- [Work to do] Return each line of the listing below, unchanged, and omit the images.

● ● ● ●

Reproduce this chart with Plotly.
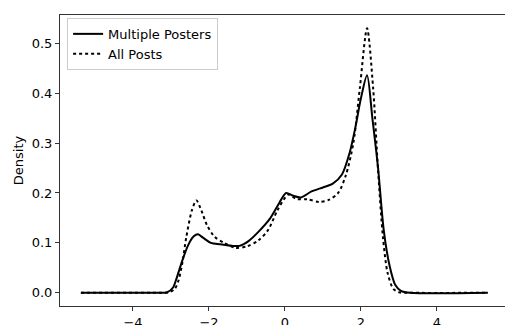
import plotly.graph_objects as go

# Multiple Posters (solid)
mp_x = [-5.37, -3.5, -3.1, -2.95, -2.84, -2.7, -2.55, -2.4, -2.29, -2.15, -1.95, -1.7, -1.4, -1.2,
        -0.95, -0.7, -0.4, -0.15, 0.03, 0.2, 0.42, 0.7, 1.0, 1.25, 1.5, 1.7, 1.85, 2.0, 2.16, 2.3,
        2.45, 2.6, 2.75, 2.9, 3.05, 3.3, 5.34]
mp_y = [0, 0, 0.001, 0.01, 0.032, 0.065, 0.095, 0.113, 0.117, 0.11, 0.1, 0.097, 0.094, 0.094,
        0.104, 0.122, 0.148, 0.18, 0.2, 0.195, 0.191, 0.203, 0.211, 0.218, 0.237, 0.28, 0.33, 0.39,
        0.436, 0.35, 0.25, 0.125, 0.055, 0.016, 0.004, 0, 0]

# All Posts (dotted)
ap_x = [-5.37, -3.5, -3.05, -2.9, -2.8, -2.7, -2.6, -2.45, -2.33, -2.2, -2.05, -1.85, -1.6, -1.3,
        -1.0, -0.7, -0.45, -0.2, 0.0, 0.1, 0.3, 0.6, 0.9, 1.15, 1.4, 1.6, 1.8, 1.97, 2.16, 2.32,
        2.45, 2.58, 2.7, 2.85, 3.0, 3.3, 5.34]
ap_y = [0, 0, 0.001, 0.008, 0.025, 0.06, 0.11, 0.165, 0.185, 0.165, 0.135, 0.112, 0.1, 0.09,
        0.093, 0.105, 0.125, 0.165, 0.19, 0.197, 0.188, 0.187, 0.182, 0.186, 0.2, 0.235, 0.3, 0.41,
        0.53, 0.41, 0.245, 0.11, 0.04, 0.008, 0.001, 0, 0]

x_ticks = [-4, -2, 0, 2, 4]
y_ticks = [0.0, 0.1, 0.2, 0.3, 0.4, 0.5]

fig = go.Figure()
fig.add_trace(go.Scatter(x=mp_x, y=mp_y, mode="lines", name="Multiple Posters",
                         line=dict(color="black", width=2, shape="spline", smoothing=0.8)))
fig.add_trace(go.Scatter(x=ap_x, y=ap_y, mode="lines", name="All Posts",
                         line=dict(color="black", width=2, dash="dot", shape="spline", smoothing=0.8)))

fig.update_layout(
    width=505, height=325,
    margin=dict(l=60, r=0, t=15, b=19),
    paper_bgcolor="white", plot_bgcolor="white",
    font=dict(family="DejaVu Sans", size=13, color="black"),
    showlegend=True,
    legend=dict(x=0.016, y=0.99, xanchor="left", yanchor="top",
                bgcolor="rgba(255,255,255,0.8)", bordercolor="#cccccc", borderwidth=1,
                font=dict(size=13), tracegroupgap=0, itemwidth=30),
    xaxis=dict(range=[-5.92, 5.79], tickvals=x_ticks, showgrid=False, zeroline=False,
               showline=True, linecolor="#333333", linewidth=1, mirror=True,
               ticks="outside", ticklen=4, tickcolor="#333333", automargin=False,
               tickfont=dict(size=13)),
    yaxis=dict(range=[-0.0265, 0.5565], tickvals=y_ticks, tickformat=".1f", showgrid=False,
               zeroline=False, showline=True, linecolor="#333333", linewidth=1,
               ticks="outside", ticklen=4, tickcolor="#333333", automargin=False,
               tickfont=dict(size=13),
               title=dict(text="Density", standoff=5, font=dict(size=13))),
)

fig.write_html("out.html", config={"displayModeBar": False},
               post_script="document.body.style.margin='0';document.body.style.overflow='hidden';")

● ● ● ●

- [The completed task]
Reproduce this chart with Plotly.
import plotly.graph_objects as go

# Multiple Posters (solid)
mp_x = [-5.37, -3.5, -3.1, -2.95, -2.84, -2.7, -2.55, -2.4, -2.29, -2.15, -1.95, -1.7, -1.4, -1.2,
        -0.95, -0.7, -0.4, -0.15, 0.03, 0.2, 0.42, 0.7, 1.0, 1.25, 1.5, 1.7, 1.85, 2.0, 2.16, 2.3,
        2.45, 2.6, 2.75, 2.9, 3.05, 3.3, 5.34]
mp_y = [0, 0, 0.001, 0.01, 0.032, 0.065, 0.095, 0.113, 0.117, 0.11, 0.1, 0.097, 0.094, 0.094,
        0.104, 0.122, 0.148, 0.18, 0.2, 0.195, 0.191, 0.203, 0.211, 0.218, 0.237, 0.28, 0.33, 0.39,
        0.436, 0.35, 0.25, 0.125, 0.055, 0.016, 0.004, 0, 0]

# All Posts (dotted)
ap_x = [-5.37, -3.5, -3.05, -2.9, -2.8, -2.7, -2.6, -2.45, -2.33, -2.2, -2.05, -1.85, -1.6, -1.3,
        -1.0, -0.7, -0.45, -0.2, 0.0, 0.1, 0.3, 0.6, 0.9, 1.15, 1.4, 1.6, 1.8, 1.97, 2.16, 2.32,
        2.45, 2.58, 2.7, 2.85, 3.0, 3.3, 5.34]
ap_y = [0, 0, 0.001, 0.008, 0.025, 0.06, 0.11, 0.165, 0.185, 0.165, 0.135, 0.112, 0.1, 0.09,
        0.093, 0.105, 0.125, 0.165, 0.19, 0.197, 0.188, 0.187, 0.182, 0.186, 0.2, 0.235, 0.3, 0.41,
        0.53, 0.41, 0.245, 0.11, 0.04, 0.008, 0.001, 0, 0]

x_ticks = [-4, -2, 0, 2, 4]
y_ticks = [0.0, 0.1, 0.2, 0.3, 0.4, 0.5]

fig = go.Figure()
fig.add_trace(go.Scatter(x=mp_x, y=mp_y, mode="lines", name="Multiple Posters",
                         line=dict(color="black", width=2, shape="spline", smoothing=0.8)))
fig.add_trace(go.Scatter(x=ap_x, y=ap_y, mode="lines", name="All Posts",
                         line=dict(color="black", width=2, dash="dot", shape="spline", smoothing=0.8)))

fig.update_layout(
    width=505, height=325,
    margin=dict(l=60, r=0, t=15, b=19),
    paper_bgcolor="white", plot_bgcolor="white",
    font=dict(family="DejaVu Sans", size=13, color="black"),
    showlegend=True,
    legend=dict(x=0.016, y=0.99, xanchor="left", yanchor="top",
                bgcolor="rgba(255,255,255,0.8)", bordercolor="#cccccc", borderwidth=1,
                font=dict(size=13), tracegroupgap=0, itemwidth=30),
    xaxis=dict(range=[-5.92, 5.79], tickvals=x_ticks, showgrid=False, zeroline=False,
               showline=True, linecolor="#333333", linewidth=1, mirror=True,
               ticks="outside", ticklen=4, tickcolor="#333333", automargin=False,
               tickfont=dict(size=13)),
    yaxis=dict(range=[-0.0265, 0.5565], tickvals=y_ticks, tickformat=".1f", showgrid=False,
               zeroline=False, showline=True, linecolor="#333333", linewidth=1,
               ticks="outside", ticklen=4, tickcolor="#333333", automargin=False,
               tickfont=dict(size=13),
               title=dict(text="Density", standoff=5, font=dict(size=13))),
)

fig.write_html("out.html", config={"displayModeBar": False},
               post_script="document.body.style.margin='0';document.body.style.overflow='hidden';")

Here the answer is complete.